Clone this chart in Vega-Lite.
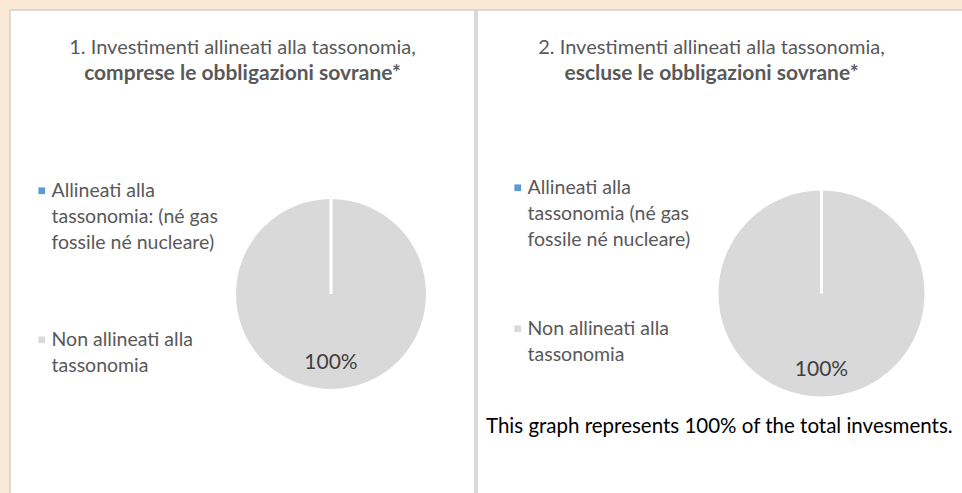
{
  "$schema": "https://vega.github.io/schema/vega-lite/v6.json",
  "background": "#fbe9d8",
  "padding": {"left": 9, "top": 9, "right": -6, "bottom": -6},
  "spacing": 0,
  "title": {
    "text": "This graph represents 100% of the total invesments.",
    "orient": "bottom", "anchor": "start", "frame": "bounds",
    "dx": 477, "offset": -82,
    "font": "Lato", "fontSize": 20.5, "fontWeight": "normal", "color": "#000000"
  },
  "hconcat": [
    {
      "width": 465,
      "height": 488,
      "view": {"fill": "white", "stroke": "#d9d9d9", "strokeWidth": 2, "strokeDash": [953, 465, 488]},
      "title": {
        "text": "1. Investimenti allineati alla tassonomia,",
        "subtitle": "comprese le obbligazioni sovrane*",
        "offset": -74, "anchor": "middle"
      },
      "data": {"values": [
        {"cat": "Non allineati alla tassonomia", "share": 1},
        {"cat": "Allineati alla tassonomia: (né gas fossile né nucleare)", "share": 0}
      ]},
      "layer": [
        {
          "mark": {"type": "arc", "x": 321, "y": 284, "outerRadius": 96.5, "stroke": "white", "strokeWidth": 3},
          "encoding": {
            "theta": {"field": "share", "type": "quantitative", "stack": true},
            "color": {
              "field": "cat", "type": "nominal",
              "scale": {"domain": ["Allineati alla tassonomia: (né gas fossile né nucleare)", "Non allineati alla tassonomia"], "range": ["#5b9bd5", "#d9d9d9"]},
              "legend": {
                "orient": "none", "legendX": 22, "legendY": 171, "title": null, "rowPadding": 76,
                "labelExpr": "datum.value == 'Non allineati alla tassonomia' ? ['Non allineati alla', 'tassonomia'] : ['Allineati alla', 'tassonomia: (né gas', 'fossile né nucleare)']"
              }
            }
          }
        },
        {
          "transform": [{"filter": "datum.share > 0"}],
          "mark": {"type": "text", "x": 321, "y": 284, "radius": 69, "font": "Lato", "fontSize": 21, "color": "#404040", "baseline": "middle"},
          "encoding": {
            "theta": {"field": "share", "type": "quantitative", "stack": true},
            "text": {"field": "share", "format": ".0%"}
          }
        }
      ]
    },
    {
      "width": 490,
      "height": 488,
      "view": {"fill": "white", "stroke": "#d9d9d9", "strokeWidth": 2, "strokeDash": [490, 978, 488]},
      "title": {
        "text": "2. Investimenti allineati alla tassonomia,",
        "subtitle": "escluse le obbligazioni sovrane*",
        "offset": -74, "anchor": "middle", "dx": -10.5
      },
      "data": {"values": [
        {"cat": "Non allineati alla tassonomia", "share": 1},
        {"cat": "Allineati alla tassonomia (né gas fossile né nucleare)", "share": 0}
      ]},
      "layer": [
        {
          "mark": {"type": "arc", "x": 344.5, "y": 283.5, "outerRadius": 104.5, "stroke": "white", "strokeWidth": 3},
          "encoding": {
            "theta": {"field": "share", "type": "quantitative", "stack": true},
            "color": {
              "field": "cat", "type": "nominal",
              "scale": {"domain": ["Allineati alla tassonomia (né gas fossile né nucleare)", "Non allineati alla tassonomia"], "range": ["#5b9bd5", "#d9d9d9"]},
              "legend": {
                "orient": "none", "legendX": 31, "legendY": 168, "title": null, "rowPadding": 68,
                "labelExpr": "datum.value == 'Non allineati alla tassonomia' ? ['Non allineati alla', 'tassonomia'] : ['Allineati alla', 'tassonomia (né gas', 'fossile né nucleare)']"
              }
            }
          }
        },
        {
          "transform": [{"filter": "datum.share > 0"}],
          "mark": {"type": "text", "x": 344.5, "y": 283.5, "radius": 76, "font": "Lato", "fontSize": 21, "color": "#404040", "baseline": "middle"},
          "encoding": {
            "theta": {"field": "share", "type": "quantitative", "stack": true},
            "text": {"field": "share", "format": ".0%"}
          }
        }
      ]
    }
  ],
  "resolve": {"scale": {"color": "independent", "theta": "independent"}, "legend": {"color": "independent"}},
  "config": {
    "font": "Lato",
    "title": {
      "font": "Lato", "fontSize": 20, "fontWeight": "normal", "color": "#595959",
      "subtitleFont": "Lato", "subtitleFontSize": 21, "subtitleFontWeight": "bold", "subtitleColor": "#595959", "subtitlePadding": 5
    },
    "legend": {
      "symbolType": "square", "symbolSize": 45, "symbolStrokeWidth": 0,
      "labelFont": "Lato", "labelFontSize": 19.5, "labelColor": "#595959", "labelLimit": 0, "labelOffset": 0
    },
    "style": {"guide-label": {"lineHeight": 26}}
  }
}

Short task>
Make an exact copy of the whole listing, but don't bring over any pictures.

Result below>
Clone this chart in Vega-Lite.
{
  "$schema": "https://vega.github.io/schema/vega-lite/v6.json",
  "background": "#fbe9d8",
  "padding": {"left": 9, "top": 9, "right": -6, "bottom": -6},
  "spacing": 0,
  "title": {
    "text": "This graph represents 100% of the total invesments.",
    "orient": "bottom", "anchor": "start", "frame": "bounds",
    "dx": 477, "offset": -82,
    "font": "Lato", "fontSize": 20.5, "fontWeight": "normal", "color": "#000000"
  },
  "hconcat": [
    {
      "width": 465,
      "height": 488,
      "view": {"fill": "white", "stroke": "#d9d9d9", "strokeWidth": 2, "strokeDash": [953, 465, 488]},
      "title": {
        "text": "1. Investimenti allineati alla tassonomia,",
        "subtitle": "comprese le obbligazioni sovrane*",
        "offset": -74, "anchor": "middle"
      },
      "data": {"values": [
        {"cat": "Non allineati alla tassonomia", "share": 1},
        {"cat": "Allineati alla tassonomia: (né gas fossile né nucleare)", "share": 0}
      ]},
      "layer": [
        {
          "mark": {"type": "arc", "x": 321, "y": 284, "outerRadius": 96.5, "stroke": "white", "strokeWidth": 3},
          "encoding": {
            "theta": {"field": "share", "type": "quantitative", "stack": true},
            "color": {
              "field": "cat", "type": "nominal",
              "scale": {"domain": ["Allineati alla tassonomia: (né gas fossile né nucleare)", "Non allineati alla tassonomia"], "range": ["#5b9bd5", "#d9d9d9"]},
              "legend": {
                "orient": "none", "legendX": 22, "legendY": 171, "title": null, "rowPadding": 76,
                "labelExpr": "datum.value == 'Non allineati alla tassonomia' ? ['Non allineati alla', 'tassonomia'] : ['Allineati alla', 'tassonomia: (né gas', 'fossile né nucleare)']"
              }
            }
          }
        },
        {
          "transform": [{"filter": "datum.share > 0"}],
          "mark": {"type": "text", "x": 321, "y": 284, "radius": 69, "font": "Lato", "fontSize": 21, "color": "#404040", "baseline": "middle"},
          "encoding": {
            "theta": {"field": "share", "type": "quantitative", "stack": true},
            "text": {"field": "share", "format": ".0%"}
          }
        }
      ]
    },
    {
      "width": 490,
      "height": 488,
      "view": {"fill": "white", "stroke": "#d9d9d9", "strokeWidth": 2, "strokeDash": [490, 978, 488]},
      "title": {
        "text": "2. Investimenti allineati alla tassonomia,",
        "subtitle": "escluse le obbligazioni sovrane*",
        "offset": -74, "anchor": "middle", "dx": -10.5
      },
      "data": {"values": [
        {"cat": "Non allineati alla tassonomia", "share": 1},
        {"cat": "Allineati alla tassonomia (né gas fossile né nucleare)", "share": 0}
      ]},
      "layer": [
        {
          "mark": {"type": "arc", "x": 344.5, "y": 283.5, "outerRadius": 104.5, "stroke": "white", "strokeWidth": 3},
          "encoding": {
            "theta": {"field": "share", "type": "quantitative", "stack": true},
            "color": {
              "field": "cat", "type": "nominal",
              "scale": {"domain": ["Allineati alla tassonomia (né gas fossile né nucleare)", "Non allineati alla tassonomia"], "range": ["#5b9bd5", "#d9d9d9"]},
              "legend": {
                "orient": "none", "legendX": 31, "legendY": 168, "title": null, "rowPadding": 68,
                "labelExpr": "datum.value == 'Non allineati alla tassonomia' ? ['Non allineati alla', 'tassonomia'] : ['Allineati alla', 'tassonomia (né gas', 'fossile né nucleare)']"
              }
            }
          }
        },
        {
          "transform": [{"filter": "datum.share > 0"}],
          "mark": {"type": "text", "x": 344.5, "y": 283.5, "radius": 76, "font": "Lato", "fontSize": 21, "color": "#404040", "baseline": "middle"},
          "encoding": {
            "theta": {"field": "share", "type": "quantitative", "stack": true},
            "text": {"field": "share", "format": ".0%"}
          }
        }
      ]
    }
  ],
  "resolve": {"scale": {"color": "independent", "theta": "independent"}, "legend": {"color": "independent"}},
  "config": {
    "font": "Lato",
    "title": {
      "font": "Lato", "fontSize": 20, "fontWeight": "normal", "color": "#595959",
      "subtitleFont": "Lato", "subtitleFontSize": 21, "subtitleFontWeight": "bold", "subtitleColor": "#595959", "subtitlePadding": 5
    },
    "legend": {
      "symbolType": "square", "symbolSize": 45, "symbolStrokeWidth": 0,
      "labelFont": "Lato", "labelFontSize": 19.5, "labelColor": "#595959", "labelLimit": 0, "labelOffset": 0
    },
    "style": {"guide-label": {"lineHeight": 26}}
  }
}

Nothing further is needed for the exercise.